As we discussed in section , our simulator currently maps hosts from the trace data onto 1700 simulated hosts. In the case of the NCSA trace data, for example, this involves mapping 50,000 hosts onto 1700. This means that on average there are 29 hosts mapped to each one of the simulated hosts. If we allow these mapped hosts to satisfy their requests from documents cached in the simulated host then we are simulating the effects of a Web proxy.
This is not a completely fair comparison; our simulation is actually biased in favor of proxy-caching. Our trace data is server-centric; it was taken from a single server. To assume that all the hosts connected to a given proxy-cache are accessing data from the same server favors the proxy cache, and therefore the results from this section should not be considered realistic, but rather optimal for proxy-caching. They are useful as a benchmark against which to consider push-caching because in the real-world push-caching will only do better when compared against proxy-caching. This is because in the real world clients would be asking proxy-caches for documents from many servers, not just a single server, and not all servers will be as globally popular as the NCSA server.
Figure: Proxy-caching vs. Push-caching. The NCSA trace was used in this simulation. Notice that proxy-caching saves far more bandwidth than push-caching alone, and that adding push-caching to proxy-caching does not significantly increase performance.
Figure displays a simulation of the NCSA server trace. As expected, optimal proxy-caching is extremely efficient in terms of bandwidth, saving 60% over the original bandwidth consumption. Miles-based push-caching saves only 14%, and the optimal push-caching case, hops-based push-caching, only 26% of the bandwidth. Combining push-caching with proxy-caching only adds at most an additional 2% bandwidth reduction over proxy-caching alone.
Table presents more detail comparing the two traces. The efficiency column is the ratio of bandwidth savings over cache space required; the metric discussed in section and used above. Braun and Claffy had simulated geographical caching and found at most an efficiency of 7 with their simulations. We found proxy-caching to be more efficient, with an efficiency of 21. However, push-caching is extremely efficient, with an order of magnitude increase over proxy-caching for similar server load savings. These efficiency calculations do not take into account the primary host which stores 200 times more objects than the average cache.
These results are easily explained: proxy-caching achieves its bandwidth savings by caching a copy of every document requested through the proxy regardless of whether the file is popular or not.
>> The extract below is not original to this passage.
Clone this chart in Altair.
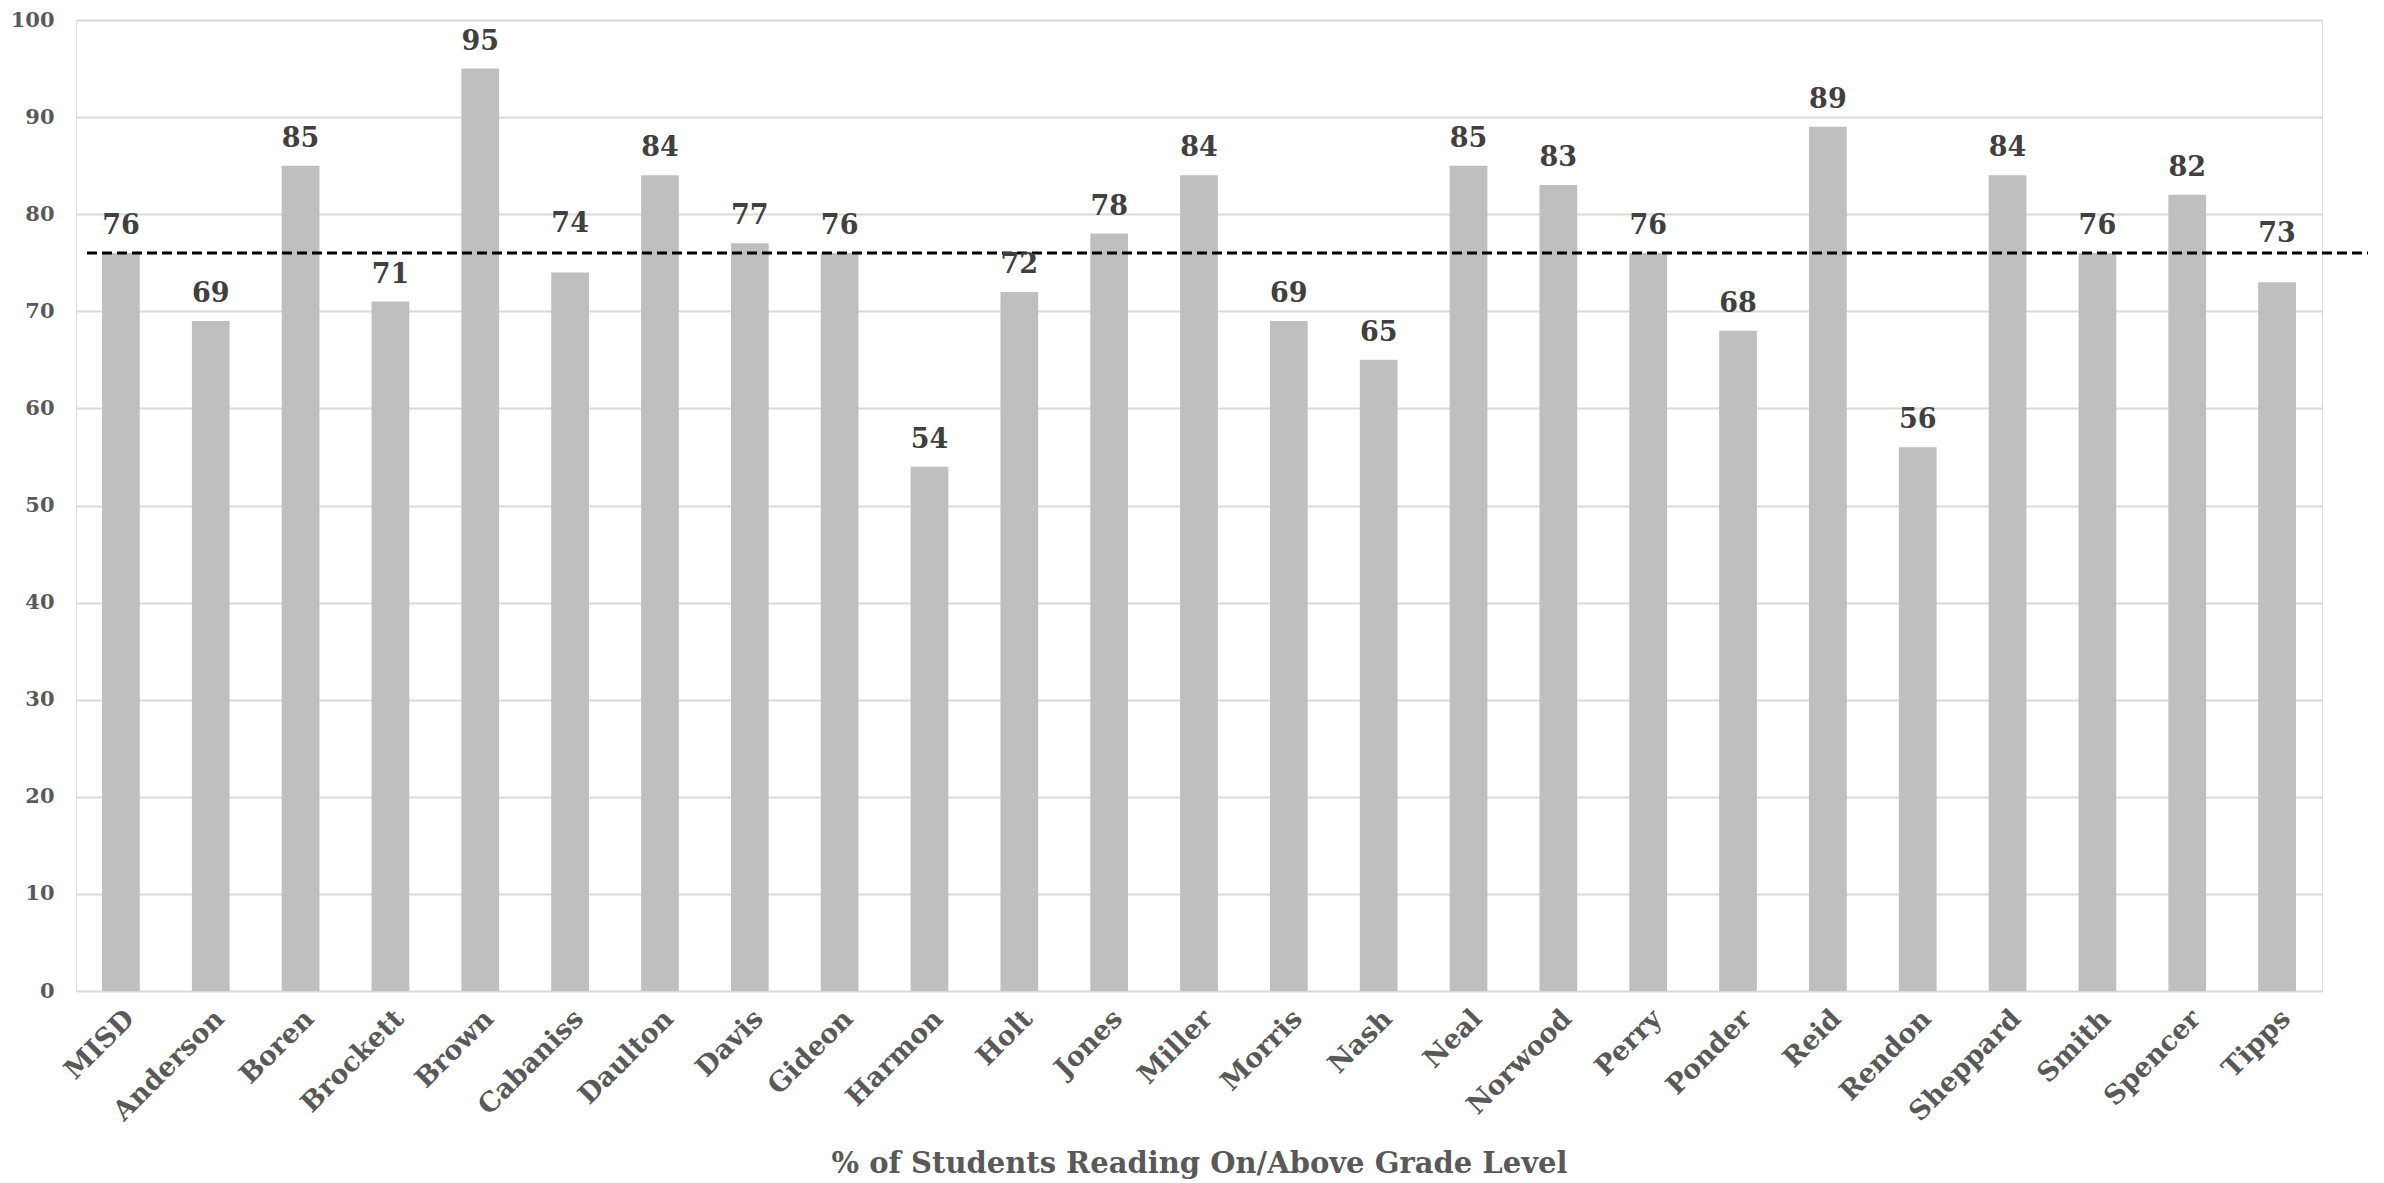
import altair as alt
import pandas as pd

schools = ["MISD", "Anderson", "Boren", "Brockett", "Brown", "Cabaniss", "Daulton", "Davis",
           "Gideon", "Harmon", "Holt", "Jones", "Miller", "Morris", "Nash", "Neal", "Norwood",
           "Perry", "Ponder", "Reid", "Rendon", "Sheppard", "Smith", "Spencer", "Tipps"]
values = [76, 69, 85, 71, 95, 74, 84, 77, 76, 54, 72, 78, 84, 69, 65, 85, 83, 76, 68, 89,
          56, 84, 76, 82, 73]
average = [76]

df = pd.DataFrame({"school": schools, "value": values})
avg_df = pd.DataFrame({"avg": average})

FONT = "DejaVu Serif"
W, H = 2246, 971

x_enc = alt.X("school:N", sort=schools,
              scale=alt.Scale(paddingInner=0.58, paddingOuter=0.29),
              axis=alt.Axis(title="% of Students Reading On/Above Grade Level",
                            labelAngle=-45, labelAlign="right", labelBaseline="top",
                            labelFont=FONT, labelFontWeight="bold", labelFontSize=27,
                            labelColor="#595959", labelPadding=14,
                            titleFont=FONT, titleFontWeight="bold", titleFontSize=29,
                            titleColor="#595959", titlePadding=24,
                            ticks=False, domain=False, grid=False))
y_scale = alt.Scale(domain=[0, 100], nice=False)
y_axis = alt.Axis(title=None, values=list(range(0, 101, 10)), labelFont=FONT,
                  labelFontWeight="bold", labelFontSize=21, labelColor="#595959",
                  labelPadding=22, ticks=False, domain=False, gridColor="#D9D9D9",
                  gridWidth=2)

bars = alt.Chart(df).mark_bar(color="#BFBFBF").encode(
    x=x_enc, y=alt.Y("value:Q", scale=y_scale, axis=y_axis))

labels_normal = alt.Chart(df).mark_text(
    font=FONT, fontWeight="bold", fontSize=27, color="#404040", baseline="middle", dy=-27
).encode(
    x=alt.X("school:N", sort=schools), y=alt.Y("value:Q", scale=y_scale),
    text="value:Q").transform_filter("datum.value < 73 || datum.value >= 76")
labels_shift = alt.Chart(df).mark_text(
    font=FONT, fontWeight="bold", fontSize=27, color="#404040", baseline="middle", dy=-48
).encode(
    x=alt.X("school:N", sort=schools), y=alt.Y("value:Q", scale=y_scale),
    text="value:Q").transform_filter("datum.value >= 73 && datum.value < 76")

rule = alt.Chart(avg_df).mark_rule(color="black", strokeWidth=3, strokeDash=[10, 5]).encode(
    y=alt.Y("avg:Q", scale=y_scale), x=alt.value(11), x2=alt.value(W + 46))

chart = alt.layer(bars, rule, labels_normal, labels_shift).properties(
    width=W, height=H,
    autosize=alt.AutoSizeParams(type="none"),
    padding={"left": 68, "top": 12, "right": 54, "bottom": 190},
).configure_view(strokeWidth=0).configure(background="white")

chart.save("out.html", embed_options={"renderer": "svg", "actions": False})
Push-caching is far more selective, only replicating those files that are known to be popular. Since these files make up the majority of the requests to the primary host, push-caching is able to distribute the server's load far more efficiently than proxy-caching.
Table: Detailed examination of proxy-caching versus push-caching for the NCSA server trace. Push-Caching is clearly far more efficient than client-based caching for similar savings in primary host load. Proxy-caching, however, saves significantly more network bandwidth than push-caching in return for an order of magnitude decrease in efficiency.